Ribosomes from ΔLtv1 yeast display functional differences. (A) Effects on translational fidelity in ΔLtv1, ΔAsc1, and Rps10-reduced cells. Three to six technical repeats of three to six biological replicates were obtained. (B) Increased stress resistance in ΔLtv1, ΔAsc1, and Rps10 reduced cells (n = 6–12). The change in doubling time from addition of stress media was determined in ΔLtv1 and ΔAsc1 cells and normalized to the effect in WT cells. Similarly, Rps10-reduced cells were normalized to Rps10-replete cells. (C) ΔLtv1 cells are deficient in NRD (n = 5–6). Significance was determined by a two-tailed t test. (D) ΔLtv1 cells are sensitive to H2O2 (n = 6, with three technical repeats). In all cases, error bars represent the SEM, and unless otherwise noted, significance was determined using an unpaired student t test. *, P < 0.05; **, P < 0.01; ***, P < 0.001; ****, P < 0.0001.
Figure 5.
Figure 5.
Ltv1 facilitates RP assembly. (A) Genetic interactions between Ltv1-S/D and mutations in the Rps3 protein network.
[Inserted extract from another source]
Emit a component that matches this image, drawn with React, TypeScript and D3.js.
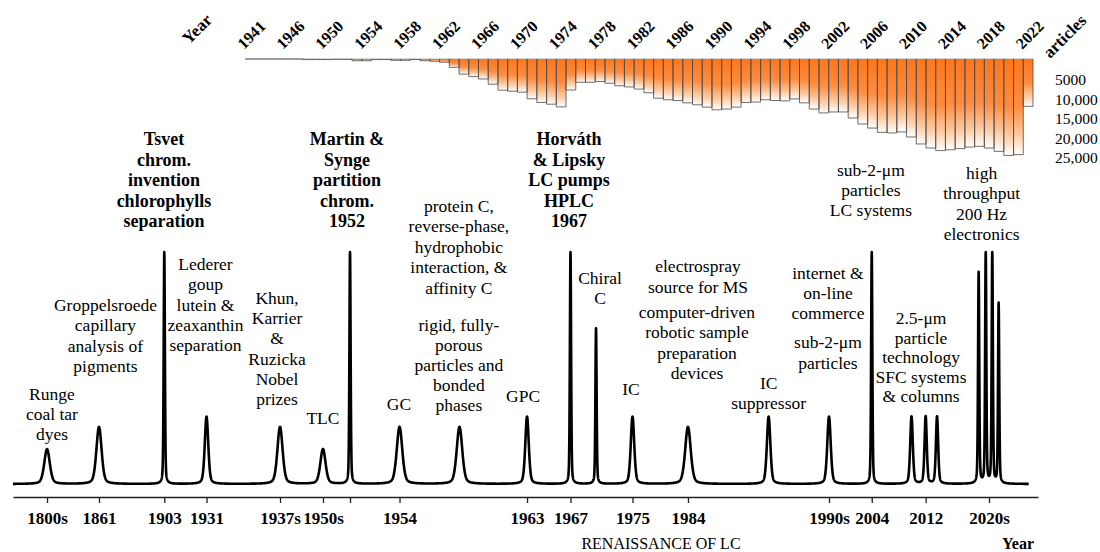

Effect from Rps3 and Rps20 mutations in the Ltv1-S/D background was normalized to the effect in WT background n = 3–6 biological replicates with three to five technical repeats. (B) Translational fidelity in Ltv1-S/D cells (n = 3–9). (C) No stress resistance in Ltv1-S/D cells (n = 3–12). (D) Ribosomal protein occupancy in Ltv1-S/D cells. The data are averages from two technical repeats of three to five biological replicate experiments. In all cases, the error bars represent the SEM, and the significance was determined using an unpaired t test. ****, P < 0.0001. (E) Release of Ltv1 is promoted by the Rps3 interaction network. Sucrose-gradient and Western analysis of lysates from cells containing WT or mutant Rps3 (left) and Rps20 (right), respectively. The percentage of free Ltv1 (vs. ribosome-bound Ltv1) is given below each Western blot.
Figure 6.
Figure 6.
LTV1 deficiency in human cancer cells. (A) Western blot for LTV1 from total protein in SF268 glioma and MDA–MB-231 breast cancer cell lines and their LTV1+/− heterozygous deletion derivatives. n = 3. (B and C) Northern blots and their quantification relative to U2 and SRP of total RNA from glioma and cancer cells (n = 6). (D) Analysis of ribosome content from equally loaded sucrose gradients of cancer cell lines (n = 3). (E) LTV1 distribution probed by sucrose-gradient and Western blot analysis of cell lysates from glioma (left) and breast cancer (right) cells. (F) Quantification of data in E (n = 3). (G) Occupancy of RPS3, RPS10, and RACK1 in ribosomes purified from glioma and cancer cells (n = 9–12). (H) Translational fidelity of glioma and breast cancer cells (n = 12). Error bars represent the SEM, and significance was determined using an unpaired student t test. *, P < 0.05; **, P < 0.01; ***, P < 0.001; ****, P < 0.0001. (I) cBioPortal analysis of genomic alterations in LTV1, BYSL (hEnp1), and CSNK1D (hCK1δ) from two datasets of cancer cell lines. Studies cited in this figure are from cBioPortal (Cerami et al., 2012; Gao et al., 2013).
Figure 7.
Figure 7.
Model of Ltv1-dependent head structure assembly. (A) Model for the Ltv1-dependent assembly of the small subunit head structure. Ribosomal proteins are indicated by their corresponding number, and assembly factors are defined as: L, Ltv1; E, Enp1; Y, Yar1; and H, Hrr25/Ck1δ. (B) Model of small subunit head assembly in ΔLtv1 cells.